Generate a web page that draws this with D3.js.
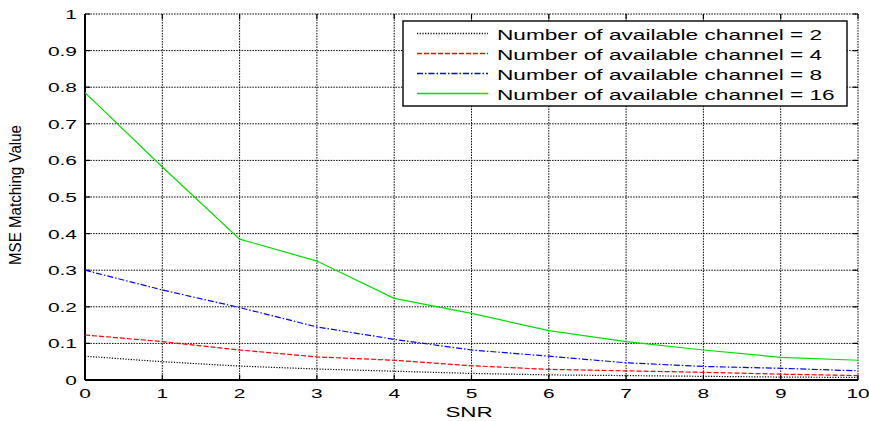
<!DOCTYPE html>
<html>
<head>
<meta charset="utf-8">
<script src="https://cdn.jsdelivr.net/npm/d3@7"></script>
<style>
  body { margin: 0; background: #fff; }
  text { font-family: "Liberation Sans", Arial, sans-serif; fill: #000; }
</style>
</head>
<body>
<script>
(function () {
	"use strict";

	var w = 869, h = 421;

	// data
	var snr = [0, 1, 2, 3, 4, 5, 6, 7, 8, 9, 10];
	var ch2 = [0.065, 0.050, 0.038, 0.030, 0.024, 0.018, 0.014, 0.012, 0.010, 0.008, 0.007];
	var ch4 = [0.123, 0.105, 0.082, 0.063, 0.054, 0.039, 0.029, 0.025, 0.021, 0.016, 0.012];
	var ch8 = [0.300, 0.246, 0.198, 0.145, 0.111, 0.082, 0.065, 0.047, 0.037, 0.032, 0.025];
	var ch16 = [0.785, 0.582, 0.385, 0.325, 0.223, 0.182, 0.135, 0.105, 0.082, 0.062, 0.054];
	var seriesNames = [
		"Number of available channel = 2",
		"Number of available channel = 4",
		"Number of available channel = 8",
		"Number of available channel = 16"
	];
	var xTicks = [0, 1, 2, 3, 4, 5, 6, 7, 8, 9, 10];
	var yTicks = [0, 0.1, 0.2, 0.3, 0.4, 0.5, 0.6, 0.7, 0.8, 0.9, 1];

	var series = [
		{ name: seriesNames[0], values: ch2, color: "#000000", dash: "1.2,1.5" },
		{ name: seriesNames[1], values: ch4, color: "#ff0000", dash: "5,2" },
		{ name: seriesNames[2], values: ch8, color: "#0000ff", dash: "6,2,1.5,2" },
		{ name: seriesNames[3], values: ch16, color: "#00e000", dash: null }
	];

	// picture is stretched sideways, so the text is too
	var sxTick = 1.55, sxLeg = 1.51, sxTitle = 1.6;

	var left = 85, right = 858, top = 14, bottom = 380;

	var x = d3.scaleLinear().domain([0, 10]).range([left, right]);
	var y = d3.scaleLinear().domain([0, 1]).range([bottom, top]);

	var svg = d3.select("body").append("svg")
		.attr("width", w)
		.attr("height", h);

	// grid
	svg.append("g").selectAll("line")
		.data(xTicks.slice(1))
		.enter().append("line")
		.attr("x1", (d) => x(d)).attr("x2", (d) => x(d))
		.attr("y1", top).attr("y2", bottom)
		.attr("stroke", "#000").attr("stroke-width", 1)
		.attr("stroke-dasharray", "1.5,1.2");

	svg.append("g").selectAll("line")
		.data(yTicks.slice(1))
		.enter().append("line")
		.attr("y1", (d) => y(d)).attr("y2", (d) => y(d))
		.attr("x1", left).attr("x2", right)
		.attr("stroke", "#000").attr("stroke-width", 1)
		.attr("stroke-dasharray", "1.5,1.2");

	// inward ticks
	var tk = svg.append("g").attr("stroke", "#000").attr("stroke-width", 1.2);
	xTicks.forEach(function (d) {
		tk.append("line").attr("x1", x(d)).attr("x2", x(d)).attr("y1", bottom).attr("y2", bottom - 5);
		tk.append("line").attr("x1", x(d)).attr("x2", x(d)).attr("y1", top).attr("y2", top + 5);
	});
	yTicks.forEach(function (d) {
		tk.append("line").attr("y1", y(d)).attr("y2", y(d)).attr("x1", left).attr("x2", left + 5);
		tk.append("line").attr("y1", y(d)).attr("y2", y(d)).attr("x1", right).attr("x2", right - 5);
	});

	// axes lines
	svg.append("line").attr("x1", left).attr("x2", left).attr("y1", top).attr("y2", bottom)
		.attr("stroke", "#000").attr("stroke-width", 2);
	svg.append("line").attr("x1", left).attr("x2", right).attr("y1", bottom).attr("y2", bottom)
		.attr("stroke", "#000").attr("stroke-width", 2);

	// tick labels
	svg.append("g").selectAll("text")
		.data(xTicks)
		.enter().append("text")
		.attr("transform", (d) => "translate(" + x(d) + ",398) scale(" + sxTick + ",1)")
		.attr("text-anchor", "middle")
		.style("font-size", "13.5px")
		.text((d) => d);

	svg.append("g").selectAll("text")
		.data(yTicks)
		.enter().append("text")
		.attr("transform", (d) => "translate(77," + (y(d) + 5) + ") scale(" + sxTick + ",1)")
		.attr("text-anchor", "end")
		.style("font-size", "13.5px")
		.text((d) => d);

	// axis titles
	svg.append("text")
		.attr("transform", "translate(469,417) scale(" + sxTitle + ",1)")
		.attr("text-anchor", "middle")
		.style("font-size", "14px")
		.text("SNR");

	svg.append("text")
		.attr("transform", "translate(21,195) rotate(-90) scale(1,1.12)")
		.attr("text-anchor", "middle")
		.attr("textLength", 140)
		.attr("lengthAdjust", "spacingAndGlyphs")
		.style("font-size", "14px")
		.text("MSE Matching Value");

	// series
	var line = d3.line()
		.x((d, i) => x(snr[i]))
		.y((d) => y(d));

	svg.append("g").selectAll("path")
		.data(series)
		.enter().append("path")
		.attr("d", (s) => line(s.values))
		.attr("fill", "none")
		.attr("stroke", (s) => s.color)
		.attr("stroke-width", 1.2)
		.attr("stroke-dasharray", (s) => s.dash);

	// legend
	var lg = svg.append("g");
	lg.append("rect")
		.attr("x", 403).attr("y", 21)
		.attr("width", 444).attr("height", 85)
		.attr("fill", "#fff").attr("stroke", "#000").attr("stroke-width", 1.4);

	series.forEach(function (s, i) {
		var yy = 33.5 + i * 20;
		lg.append("line")
			.attr("x1", 417).attr("x2", 488)
			.attr("y1", yy).attr("y2", yy)
			.style("stroke", s.color)
			.style("stroke-width", 1.4)
			.style("stroke-dasharray", s.dash);

		lg.append("text")
			.attr("transform", "translate(497," + (yy + 6.5) + ") scale(" + sxLeg + ",1)")
			.style("font-size", "15px")
			.text(s.name);
	});
})();
</script>
</body>
</html>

========================

[Instructions for the task]:
Print the data above verbatim from the first line through the line holding "var w = 869, h = 421;", leaving every picture out.

[Reply]:
Generate a web page that draws this with D3.js.
<!DOCTYPE html>
<html>
<head>
<meta charset="utf-8">
<script src="https://cdn.jsdelivr.net/npm/d3@7"></script>
<style>
  body { margin: 0; background: #fff; }
  text { font-family: "Liberation Sans", Arial, sans-serif; fill: #000; }
</style>
</head>
<body>
<script>
(function () {
	"use strict";

	var w = 869, h = 421;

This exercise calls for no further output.